In Scrivener as a default the shortcut cmd+y is already in use for something else but I changed it so it is this one shortcut for all three programs.

The citations will appear in curly brackets in your Scrivener texts (that’s the default, you can change it in Bookends’ Scan&Bib/Citation Delimiters).

After exporting to Mellel in rtf format you will find that the footnotes look pretty ugly. That’s because Mellel uses a rtf footnote format as a default. Change it to your_footnotes/your_endnotes and the ugly ducklings turn into swans.

Then you have to convert the citations in delimiters to proper citation Mellel elements (via the Bibliography menu, it’s not in the palette!).

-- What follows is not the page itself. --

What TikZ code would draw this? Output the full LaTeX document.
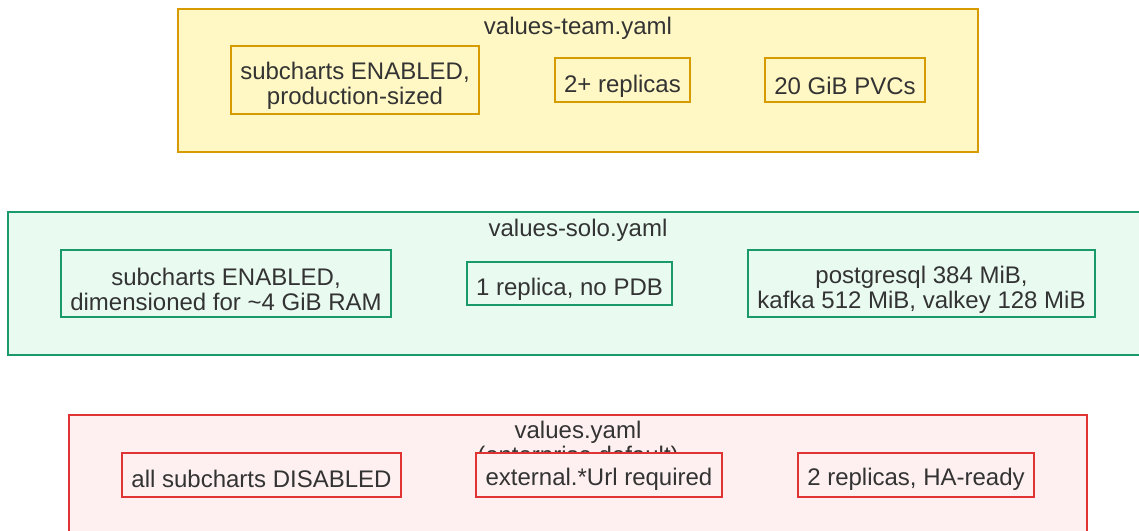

After that if you had set the Reference Manager in Mellel to Bookends you can convert the citations to final format just like citations generated in Mellel itself. Even if Bookends’ word processor is still set to Scrivener. Only if you want to insert references from Bookends directly into Mellel you have to change Bookends’ reference manager, permanent or temporarily.

When it comes to references the three make a good team, as soon as you got it how it works you’ll have a smooth work flow.

All other structuring elements, headings, the great new cross references etc., must be added manually because the rtf format doesn’t know anything about these Mellel features.